I saw that earlier post and the logic is sound. However I would request some further clarification if you would.

First of all, are you (as I suspect) talking about many vaults over different machines? In other words, have more people farm. Otherwise, I don’t see the difference if the same number of people farm only with more vaults set up per machine.

Secondly, how do you envision the farming algorithm compensating for this? What properties must be present in order for it to ease the problem of the download burden for routing for every vault?

There is no way to tell if 2 vaults with the same public IP belong to one or more owners (think university campus). A good reason to run several vaults is rewards (you want your vault(s) to stay not too much above average)
You’re right about the bandwidth.

I’m just talking about as it pertains to this topic. If I were to rephrase that for clarification, I might say:

Is the solution in @Seneca’s eyes to encourage many small vaults with each of them belonging to separate IP addresses and/or owners in order to spread out the bandwidth to as many different networks as possible? Because I don’t see how one machine with a set number of larger vaults would benefit (as it pertains to this topic on vault bandwidth) by reconfiguring to use a greater amount of smaller vaults.

To which I believe you gave your answer @janitor. Thank you. However that first part of your response reminded me of another thought that I had.

If there are, say, two vaults running on one machine, what if the GET response (the chunk being routed) was routed through one of those vaults, then out to another random vault, and then back to the second vault? (the one on the same machine as the first vault) In that scenario the bandwidth is doubled for the same piece to be sent to the same machine.

The only way I can think to mitigate this is to have vaults on the same machine add each other’s address to their DHT (which would probably have to be done manually). Maybe not necessarily the same IP address, but certainly the same machine. However, would that cause any anonymity/security problems?

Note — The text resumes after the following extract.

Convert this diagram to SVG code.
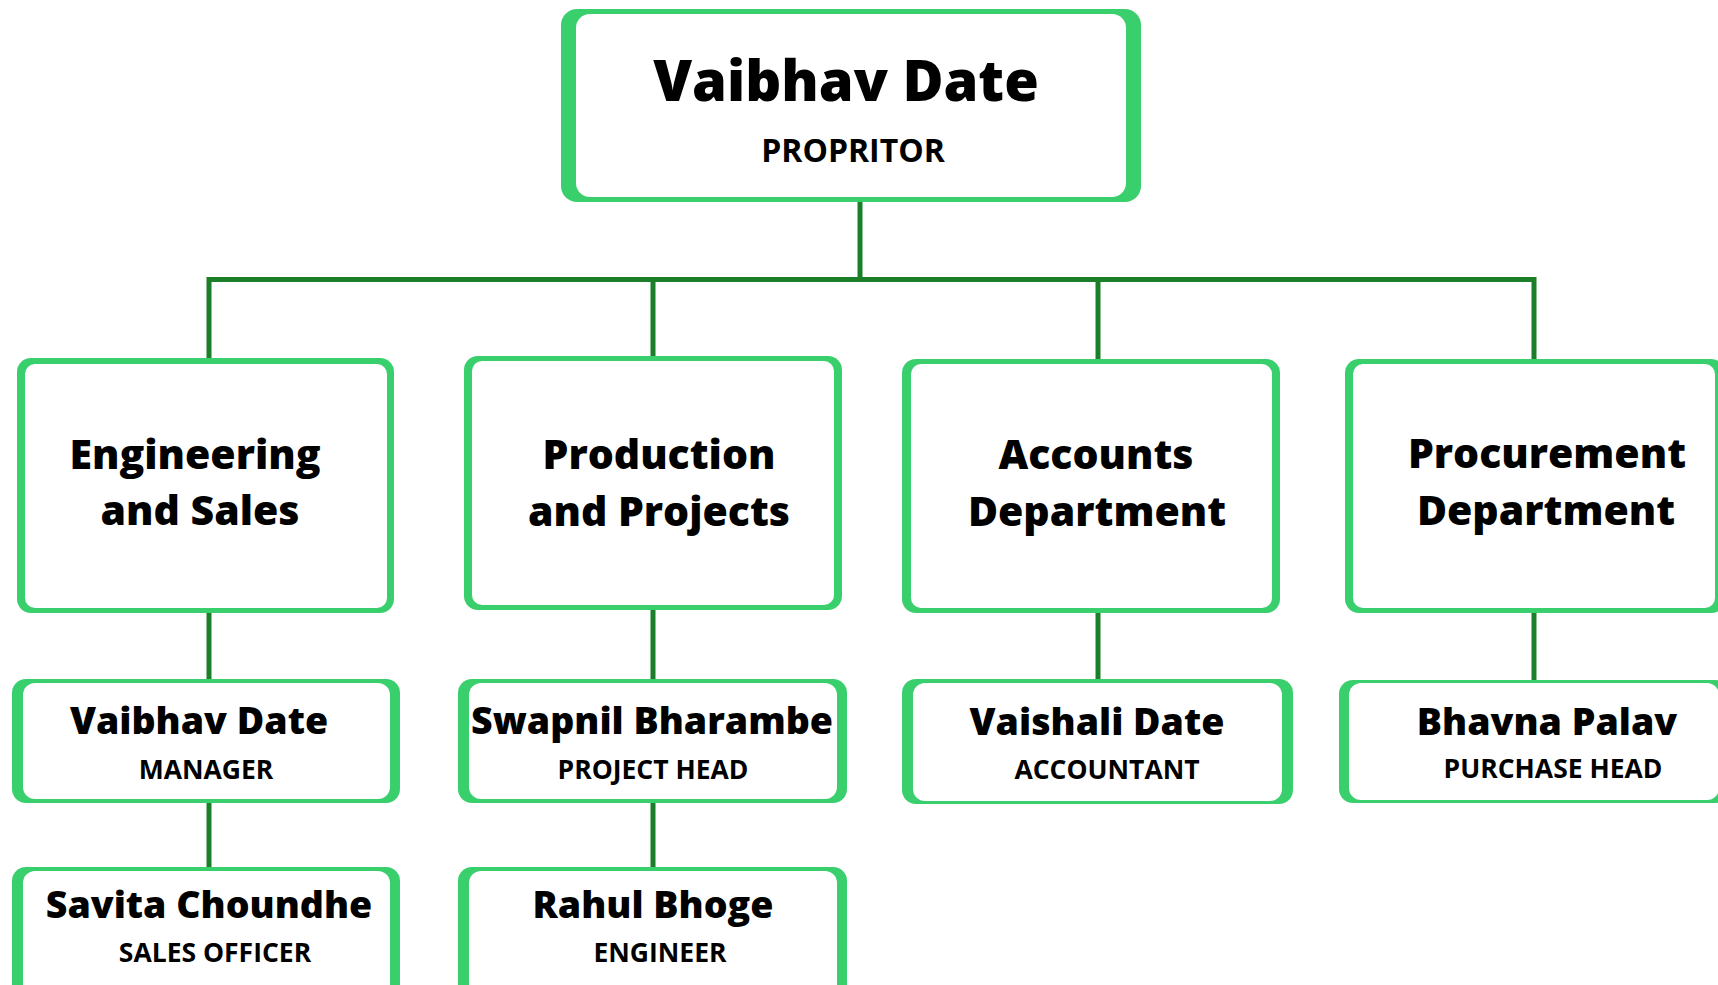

Regardless, I do believe that @Seneca is right in that encouraging more farms on more machines on more networks will mitigate this core characteristic of the network - namely that there will be a lot of bandwidth consumed by farmers. I would just like to dive a bit deeper into his reasoning in case I missed something.

You’re right, two vaults that run within the same box or on the same LAN in Vancouver might still send and receive chunks via Tasmania. And you’re also right that letting any Safe client or vault know the IP address of the other side would destroy anonymity.

At the same time it’s unlikely that a request from any of 20 Safe clients or vaults you own would end up in any of the 19 other vaults (I assume there will be 10-50 K vaults on the network in v1.0).

DHT allows for direct P2P transfer, but that’s why its privacy and security sucks - you can see the other guy’s IP address and even if it’s a firewall IP you can at least know the network from which he accessess the internet (if not the physical location).

1 Like

What about just being a smart admin and adding all of your machine’s other vaults XOR addresses to the others’ DHT? No need to mess with IP addresses.

The chances of vaults on the same machine being on a single routing path are negligible surely?

4 Likes

Of course. Admittedly that was a small aside in a much bigger topic.